Another technology that helps is an intelligent storage solution, such as Ceph. In the latest releases of Ceph, you have, for example, bucket notifications. That means your storage is not some dumb dumpster where your data is coming in. Now, it can react on the data. And it can react in many different ways. With bucket notifications in Ceph, you can send a message to a Kafka topic or just to an API endpoint saying, “There is this event that happened on the storage, and this file is being uploaded, modified, or deleted.”
Also, upcoming in Ceph, a feature like S3 Select is a fantastic add-on for analytics workloads. Instead of bringing all the data up to the processing cluster, you only retrieve the data you are interested in. You select this directly in the source, and you retrieve for processing only the data you want. So that’s the kind of feature that makes storage now a more interesting part of the pipeline you can play with. It’s part of the architecture, and again, making storage much more than just a simple repository of data.
RTInsights: Once you automate the data pipelines, what are the benefits?
Moutier: Scalability, reliability, security, always being able to know what’s happening because it’s fixed by code. If you have automated your pipeline, that means at some point, you have coded it. What runs is exactly what is supposed to run. From a business perspective, that gives you a great advantage.
Once you have intelligently implemented your data pipeline, it’s easy to multiply the outcomes.
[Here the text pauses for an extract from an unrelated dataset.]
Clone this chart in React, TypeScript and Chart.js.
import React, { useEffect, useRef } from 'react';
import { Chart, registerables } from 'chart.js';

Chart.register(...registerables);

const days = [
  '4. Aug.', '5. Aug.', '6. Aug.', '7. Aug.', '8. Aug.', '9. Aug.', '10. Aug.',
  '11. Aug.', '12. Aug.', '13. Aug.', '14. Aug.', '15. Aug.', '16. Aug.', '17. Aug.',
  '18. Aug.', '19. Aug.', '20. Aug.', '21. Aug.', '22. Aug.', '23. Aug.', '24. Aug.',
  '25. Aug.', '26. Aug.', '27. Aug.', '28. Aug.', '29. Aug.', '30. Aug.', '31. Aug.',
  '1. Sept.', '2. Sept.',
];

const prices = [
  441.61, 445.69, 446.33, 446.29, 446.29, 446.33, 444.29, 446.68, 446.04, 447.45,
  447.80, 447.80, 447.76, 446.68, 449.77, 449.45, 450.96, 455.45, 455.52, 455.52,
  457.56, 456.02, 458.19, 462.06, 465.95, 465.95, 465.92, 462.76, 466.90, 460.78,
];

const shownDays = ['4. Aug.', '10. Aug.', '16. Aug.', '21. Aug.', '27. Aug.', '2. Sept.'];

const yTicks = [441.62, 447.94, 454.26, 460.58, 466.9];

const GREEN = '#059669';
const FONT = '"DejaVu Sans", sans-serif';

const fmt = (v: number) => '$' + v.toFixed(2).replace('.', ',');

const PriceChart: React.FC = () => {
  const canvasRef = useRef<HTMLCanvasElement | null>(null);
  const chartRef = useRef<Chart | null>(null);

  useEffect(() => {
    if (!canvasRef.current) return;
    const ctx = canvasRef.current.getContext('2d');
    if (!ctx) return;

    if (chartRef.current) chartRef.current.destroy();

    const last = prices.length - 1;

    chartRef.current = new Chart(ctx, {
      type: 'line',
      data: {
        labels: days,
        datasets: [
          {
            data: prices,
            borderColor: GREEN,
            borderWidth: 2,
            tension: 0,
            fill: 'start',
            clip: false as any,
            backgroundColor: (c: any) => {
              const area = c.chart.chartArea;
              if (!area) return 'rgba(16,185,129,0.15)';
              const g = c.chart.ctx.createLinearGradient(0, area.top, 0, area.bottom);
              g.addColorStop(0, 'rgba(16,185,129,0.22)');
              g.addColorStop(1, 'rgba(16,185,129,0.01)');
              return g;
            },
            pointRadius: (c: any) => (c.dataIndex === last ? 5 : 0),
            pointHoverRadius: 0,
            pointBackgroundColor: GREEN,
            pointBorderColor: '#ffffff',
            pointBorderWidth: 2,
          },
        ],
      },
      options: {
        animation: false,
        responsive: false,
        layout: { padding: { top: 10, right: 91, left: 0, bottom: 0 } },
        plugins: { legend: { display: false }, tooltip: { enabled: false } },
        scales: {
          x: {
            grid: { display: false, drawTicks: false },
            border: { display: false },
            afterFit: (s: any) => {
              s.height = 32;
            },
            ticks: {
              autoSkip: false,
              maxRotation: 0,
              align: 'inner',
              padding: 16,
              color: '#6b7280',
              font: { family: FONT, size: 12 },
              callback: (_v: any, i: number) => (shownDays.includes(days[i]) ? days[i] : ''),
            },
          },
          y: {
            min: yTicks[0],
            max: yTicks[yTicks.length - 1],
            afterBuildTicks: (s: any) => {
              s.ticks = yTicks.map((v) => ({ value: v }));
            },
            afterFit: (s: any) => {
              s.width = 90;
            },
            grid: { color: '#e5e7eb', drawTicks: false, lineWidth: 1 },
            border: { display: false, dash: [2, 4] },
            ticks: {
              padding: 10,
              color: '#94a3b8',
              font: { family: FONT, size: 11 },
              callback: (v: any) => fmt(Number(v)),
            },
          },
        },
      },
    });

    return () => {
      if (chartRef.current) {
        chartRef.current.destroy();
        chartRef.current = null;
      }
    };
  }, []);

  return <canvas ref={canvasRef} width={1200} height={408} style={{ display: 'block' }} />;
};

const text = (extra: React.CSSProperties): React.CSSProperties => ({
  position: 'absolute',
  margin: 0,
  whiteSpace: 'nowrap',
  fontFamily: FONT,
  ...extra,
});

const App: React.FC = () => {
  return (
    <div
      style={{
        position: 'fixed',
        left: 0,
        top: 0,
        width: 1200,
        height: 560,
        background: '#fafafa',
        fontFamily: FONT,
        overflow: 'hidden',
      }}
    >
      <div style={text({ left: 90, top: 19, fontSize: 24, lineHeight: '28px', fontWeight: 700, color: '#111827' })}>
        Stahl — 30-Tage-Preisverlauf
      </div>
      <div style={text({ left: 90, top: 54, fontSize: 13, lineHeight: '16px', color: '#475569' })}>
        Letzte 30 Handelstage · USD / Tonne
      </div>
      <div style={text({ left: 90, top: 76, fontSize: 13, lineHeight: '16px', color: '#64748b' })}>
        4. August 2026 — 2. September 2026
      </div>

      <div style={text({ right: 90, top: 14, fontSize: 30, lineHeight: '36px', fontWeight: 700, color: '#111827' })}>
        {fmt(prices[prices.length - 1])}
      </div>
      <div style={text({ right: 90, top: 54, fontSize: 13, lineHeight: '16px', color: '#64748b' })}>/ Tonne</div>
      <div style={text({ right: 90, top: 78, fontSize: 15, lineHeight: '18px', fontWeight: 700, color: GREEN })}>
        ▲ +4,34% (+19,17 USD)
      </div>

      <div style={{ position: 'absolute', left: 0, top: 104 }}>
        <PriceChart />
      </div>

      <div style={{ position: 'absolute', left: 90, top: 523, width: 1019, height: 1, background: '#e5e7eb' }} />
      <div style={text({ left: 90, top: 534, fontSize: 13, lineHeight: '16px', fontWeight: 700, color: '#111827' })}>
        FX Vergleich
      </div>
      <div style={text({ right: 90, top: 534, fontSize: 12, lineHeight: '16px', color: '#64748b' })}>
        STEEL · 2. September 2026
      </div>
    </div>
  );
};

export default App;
For example, you could directly send data from your storage to processing or an event stream to processing. That’s great. But suppose you have taken the step, for example, to put Kafka in the middle. In that case, that means that even if you have started with only one consumer for the data, it’s easy to add another one, and add hundreds of different consumers to the topics.
If you architect from the start with automation and scaling in mind, it gets easier to complement a pipeline with other processes, branches, or any other processing you want to do with the data.